── Supplied information
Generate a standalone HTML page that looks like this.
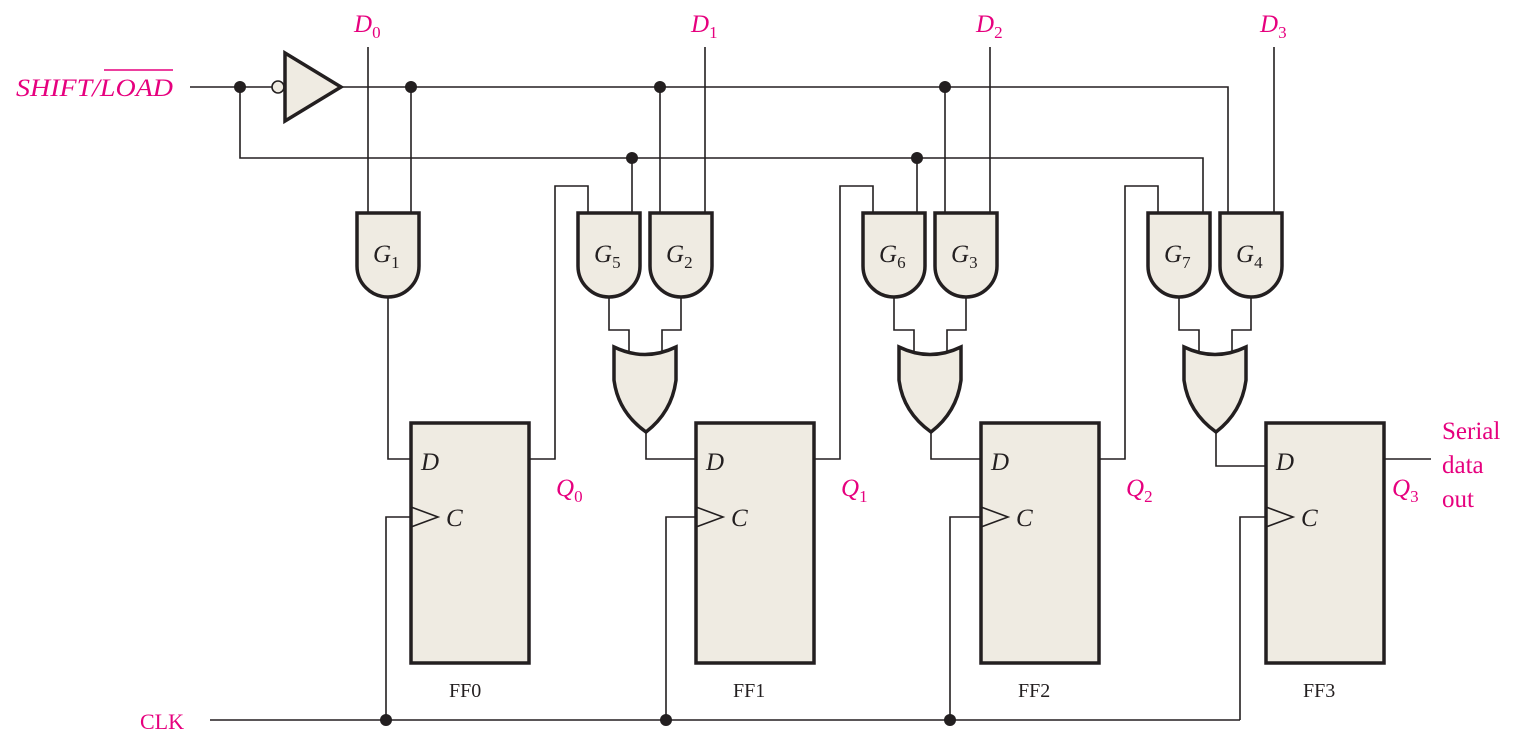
<!DOCTYPE html>
<html><head><style>body{margin:0;background:#fff}svg{display:block}</style></head><body>
<svg width="1531" height="742" viewBox="0 0 1531 742" xmlns="http://www.w3.org/2000/svg">
<defs>
<g id="and"><path d="M0,213 H62 V266 A31,31 0 0 1 0,266 Z" fill="#efebe2" stroke="#231f20" stroke-width="3.5"/></g>
</defs>
<g stroke="#231f20" stroke-width="1.6" fill="none">
<line x1="190" y1="87" x2="272" y2="87"/>
<polyline points="340,87 1228,87 1228,213"/>
<polyline points="240,87 240,158 1203,158 1203,213"/>
<line x1="368" y1="47" x2="368" y2="213"/>
<line x1="705" y1="47" x2="705" y2="213"/>
<line x1="990" y1="47" x2="990" y2="213"/>
<line x1="1274" y1="47" x2="1274" y2="213"/>
<line x1="411" y1="87" x2="411" y2="213"/>
<polyline points="388,297 388,459 411,459"/>
<line x1="660" y1="87" x2="660" y2="213"/>
<line x1="945" y1="87" x2="945" y2="213"/>
<line x1="632" y1="158" x2="632" y2="213"/>
<line x1="917" y1="158" x2="917" y2="213"/>
<polyline points="529,459 555,459 555,186 588,186 588,213"/>
<polyline points="814,459 840,459 840,186 873,186 873,213"/>
<polyline points="1099,459 1125,459 1125,186 1158,186 1158,213"/>
<line x1="1383" y1="459" x2="1431" y2="459"/>
<polyline points="609,297 609,330 629,330 629,355"/>
<polyline points="681,297 681,330 662,330 662,355"/>
<polyline points="894,297 894,330 914,330 914,355"/>
<polyline points="966,297 966,330 947,330 947,355"/>
<polyline points="1179,297 1179,330 1199,330 1199,355"/>
<polyline points="1251,297 1251,330 1232,330 1232,355"/>
<polyline points="646,430 646,459 696,459"/>
<polyline points="931,430 931,459 981,459"/>
<polyline points="1216,430 1216,466 1266,466"/>
<line x1="210" y1="720" x2="1240" y2="720"/>
<polyline points="386,720 386,517 411,517"/>
<polyline points="666,720 666,517 696,517"/>
<polyline points="950,720 950,517 981,517"/>
<polyline points="1240,720 1240,517 1266,517"/>
</g>
<circle cx="278" cy="87" r="6" fill="#efebe2" stroke="#231f20" stroke-width="1.6"/>
<path d="M285,53 L341,87 L285,121 Z" fill="#efebe2" stroke="#231f20" stroke-width="3.5"/>
<use href="#and" x="357"/>
<use href="#and" x="578"/><use href="#and" x="650"/>
<use href="#and" x="863"/><use href="#and" x="935"/>
<use href="#and" x="1148"/><use href="#and" x="1220"/>
<g fill="#efebe2" stroke="#231f20" stroke-width="3.5">
<path d="M614,347 Q645,362 676,347 L676,380 Q672,412 646,432 Q618,412 614,380 Z"/>
<path d="M899,347 Q930,362 961,347 L961,380 Q957,412 931,432 Q903,412 899,380 Z"/>
<path d="M1184,347 Q1215,362 1246,347 L1246,380 Q1242,412 1216,432 Q1188,412 1184,380 Z"/>
<rect x="411" y="423" width="118" height="240"/>
<rect x="696" y="423" width="118" height="240"/>
<rect x="981" y="423" width="118" height="240"/>
<rect x="1266" y="423" width="118" height="240"/>
</g>
<g fill="none" stroke="#231f20" stroke-width="1.6">
<polyline points="411,507 438,517 411,527"/>
<polyline points="696,507 723,517 696,527"/>
<polyline points="981,507 1008,517 981,527"/>
<polyline points="1266,507 1293,517 1266,527"/>
</g>
<g fill="#231f20">
<circle cx="240" cy="87" r="6"/><circle cx="411" cy="87" r="6"/><circle cx="660" cy="87" r="6"/><circle cx="945" cy="87" r="6"/>
<circle cx="632" cy="158" r="6"/><circle cx="917" cy="158" r="6"/>
<circle cx="386" cy="720" r="6"/><circle cx="666" cy="720" r="6"/><circle cx="950" cy="720" r="6"/>
</g>
<g font-family="Liberation Serif, serif" font-size="25" fill="#231f20">
<g font-style="italic">
<text x="373" y="262">G<tspan font-size="17" font-style="normal" dy="6">1</tspan></text>
<text x="594" y="262">G<tspan font-size="17" font-style="normal" dy="6">5</tspan></text>
<text x="666" y="262">G<tspan font-size="17" font-style="normal" dy="6">2</tspan></text>
<text x="879" y="262">G<tspan font-size="17" font-style="normal" dy="6">6</tspan></text>
<text x="951" y="262">G<tspan font-size="17" font-style="normal" dy="6">3</tspan></text>
<text x="1164" y="262">G<tspan font-size="17" font-style="normal" dy="6">7</tspan></text>
<text x="1236" y="262">G<tspan font-size="17" font-style="normal" dy="6">4</tspan></text>
<text x="421" y="470">D</text><text x="706" y="470">D</text><text x="991" y="470">D</text><text x="1276" y="470">D</text>
<text x="446" y="526">C</text><text x="731" y="526">C</text><text x="1016" y="526">C</text><text x="1301" y="526">C</text>
</g>
<g font-size="20">
<text x="449" y="697">FF0</text><text x="733" y="697">FF1</text><text x="1018" y="697">FF2</text><text x="1303" y="697">FF3</text>
</g>
</g>
<g font-family="Liberation Serif, serif" font-size="25" fill="#e6007e">
<g font-style="italic">
<text x="354" y="32">D<tspan font-size="17" font-style="normal" dy="6">0</tspan></text>
<text x="691" y="32">D<tspan font-size="17" font-style="normal" dy="6">1</tspan></text>
<text x="976" y="32">D<tspan font-size="17" font-style="normal" dy="6">2</tspan></text>
<text x="1260" y="32">D<tspan font-size="17" font-style="normal" dy="6">3</tspan></text>
<text x="556" y="496">Q<tspan font-size="17" font-style="normal" dy="6">0</tspan></text>
<text x="841" y="496">Q<tspan font-size="17" font-style="normal" dy="6">1</tspan></text>
<text x="1126" y="496">Q<tspan font-size="17" font-style="normal" dy="6">2</tspan></text>
<text x="1392" y="496">Q<tspan font-size="17" font-style="normal" dy="6">3</tspan></text>
<text x="16" y="96" font-size="25" textLength="157" lengthAdjust="spacingAndGlyphs">SHIFT/LOAD</text>
</g>
<line x1="104" y1="70" x2="173" y2="70" stroke="#e6007e" stroke-width="1.5"/>
<text x="1442" y="439">Serial</text>
<text x="1442" y="473">data</text>
<text x="1442" y="507">out</text>
<text x="140" y="729" font-size="22">CLK</text>
</g>
</svg>
</body></html>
────
## Instructions for the task
Print out the whole of the material word for word, without pictures.

## Result of this exercise
Generate a standalone HTML page that looks like this.
<!DOCTYPE html>
<html><head><style>body{margin:0;background:#fff}svg{display:block}</style></head><body>
<svg width="1531" height="742" viewBox="0 0 1531 742" xmlns="http://www.w3.org/2000/svg">
<defs>
<g id="and"><path d="M0,213 H62 V266 A31,31 0 0 1 0,266 Z" fill="#efebe2" stroke="#231f20" stroke-width="3.5"/></g>
</defs>
<g stroke="#231f20" stroke-width="1.6" fill="none">
<line x1="190" y1="87" x2="272" y2="87"/>
<polyline points="340,87 1228,87 1228,213"/>
<polyline points="240,87 240,158 1203,158 1203,213"/>
<line x1="368" y1="47" x2="368" y2="213"/>
<line x1="705" y1="47" x2="705" y2="213"/>
<line x1="990" y1="47" x2="990" y2="213"/>
<line x1="1274" y1="47" x2="1274" y2="213"/>
<line x1="411" y1="87" x2="411" y2="213"/>
<polyline points="388,297 388,459 411,459"/>
<line x1="660" y1="87" x2="660" y2="213"/>
<line x1="945" y1="87" x2="945" y2="213"/>
<line x1="632" y1="158" x2="632" y2="213"/>
<line x1="917" y1="158" x2="917" y2="213"/>
<polyline points="529,459 555,459 555,186 588,186 588,213"/>
<polyline points="814,459 840,459 840,186 873,186 873,213"/>
<polyline points="1099,459 1125,459 1125,186 1158,186 1158,213"/>
<line x1="1383" y1="459" x2="1431" y2="459"/>
<polyline points="609,297 609,330 629,330 629,355"/>
<polyline points="681,297 681,330 662,330 662,355"/>
<polyline points="894,297 894,330 914,330 914,355"/>
<polyline points="966,297 966,330 947,330 947,355"/>
<polyline points="1179,297 1179,330 1199,330 1199,355"/>
<polyline points="1251,297 1251,330 1232,330 1232,355"/>
<polyline points="646,430 646,459 696,459"/>
<polyline points="931,430 931,459 981,459"/>
<polyline points="1216,430 1216,466 1266,466"/>
<line x1="210" y1="720" x2="1240" y2="720"/>
<polyline points="386,720 386,517 411,517"/>
<polyline points="666,720 666,517 696,517"/>
<polyline points="950,720 950,517 981,517"/>
<polyline points="1240,720 1240,517 1266,517"/>
</g>
<circle cx="278" cy="87" r="6" fill="#efebe2" stroke="#231f20" stroke-width="1.6"/>
<path d="M285,53 L341,87 L285,121 Z" fill="#efebe2" stroke="#231f20" stroke-width="3.5"/>
<use href="#and" x="357"/>
<use href="#and" x="578"/><use href="#and" x="650"/>
<use href="#and" x="863"/><use href="#and" x="935"/>
<use href="#and" x="1148"/><use href="#and" x="1220"/>
<g fill="#efebe2" stroke="#231f20" stroke-width="3.5">
<path d="M614,347 Q645,362 676,347 L676,380 Q672,412 646,432 Q618,412 614,380 Z"/>
<path d="M899,347 Q930,362 961,347 L961,380 Q957,412 931,432 Q903,412 899,380 Z"/>
<path d="M1184,347 Q1215,362 1246,347 L1246,380 Q1242,412 1216,432 Q1188,412 1184,380 Z"/>
<rect x="411" y="423" width="118" height="240"/>
<rect x="696" y="423" width="118" height="240"/>
<rect x="981" y="423" width="118" height="240"/>
<rect x="1266" y="423" width="118" height="240"/>
</g>
<g fill="none" stroke="#231f20" stroke-width="1.6">
<polyline points="411,507 438,517 411,527"/>
<polyline points="696,507 723,517 696,527"/>
<polyline points="981,507 1008,517 981,527"/>
<polyline points="1266,507 1293,517 1266,527"/>
</g>
<g fill="#231f20">
<circle cx="240" cy="87" r="6"/><circle cx="411" cy="87" r="6"/><circle cx="660" cy="87" r="6"/><circle cx="945" cy="87" r="6"/>
<circle cx="632" cy="158" r="6"/><circle cx="917" cy="158" r="6"/>
<circle cx="386" cy="720" r="6"/><circle cx="666" cy="720" r="6"/><circle cx="950" cy="720" r="6"/>
</g>
<g font-family="Liberation Serif, serif" font-size="25" fill="#231f20">
<g font-style="italic">
<text x="373" y="262">G<tspan font-size="17" font-style="normal" dy="6">1</tspan></text>
<text x="594" y="262">G<tspan font-size="17" font-style="normal" dy="6">5</tspan></text>
<text x="666" y="262">G<tspan font-size="17" font-style="normal" dy="6">2</tspan></text>
<text x="879" y="262">G<tspan font-size="17" font-style="normal" dy="6">6</tspan></text>
<text x="951" y="262">G<tspan font-size="17" font-style="normal" dy="6">3</tspan></text>
<text x="1164" y="262">G<tspan font-size="17" font-style="normal" dy="6">7</tspan></text>
<text x="1236" y="262">G<tspan font-size="17" font-style="normal" dy="6">4</tspan></text>
<text x="421" y="470">D</text><text x="706" y="470">D</text><text x="991" y="470">D</text><text x="1276" y="470">D</text>
<text x="446" y="526">C</text><text x="731" y="526">C</text><text x="1016" y="526">C</text><text x="1301" y="526">C</text>
</g>
<g font-size="20">
<text x="449" y="697">FF0</text><text x="733" y="697">FF1</text><text x="1018" y="697">FF2</text><text x="1303" y="697">FF3</text>
</g>
</g>
<g font-family="Liberation Serif, serif" font-size="25" fill="#e6007e">
<g font-style="italic">
<text x="354" y="32">D<tspan font-size="17" font-style="normal" dy="6">0</tspan></text>
<text x="691" y="32">D<tspan font-size="17" font-style="normal" dy="6">1</tspan></text>
<text x="976" y="32">D<tspan font-size="17" font-style="normal" dy="6">2</tspan></text>
<text x="1260" y="32">D<tspan font-size="17" font-style="normal" dy="6">3</tspan></text>
<text x="556" y="496">Q<tspan font-size="17" font-style="normal" dy="6">0</tspan></text>
<text x="841" y="496">Q<tspan font-size="17" font-style="normal" dy="6">1</tspan></text>
<text x="1126" y="496">Q<tspan font-size="17" font-style="normal" dy="6">2</tspan></text>
<text x="1392" y="496">Q<tspan font-size="17" font-style="normal" dy="6">3</tspan></text>
<text x="16" y="96" font-size="25" textLength="157" lengthAdjust="spacingAndGlyphs">SHIFT/LOAD</text>
</g>
<line x1="104" y1="70" x2="173" y2="70" stroke="#e6007e" stroke-width="1.5"/>
<text x="1442" y="439">Serial</text>
<text x="1442" y="473">data</text>
<text x="1442" y="507">out</text>
<text x="140" y="729" font-size="22">CLK</text>
</g>
</svg>
</body></html>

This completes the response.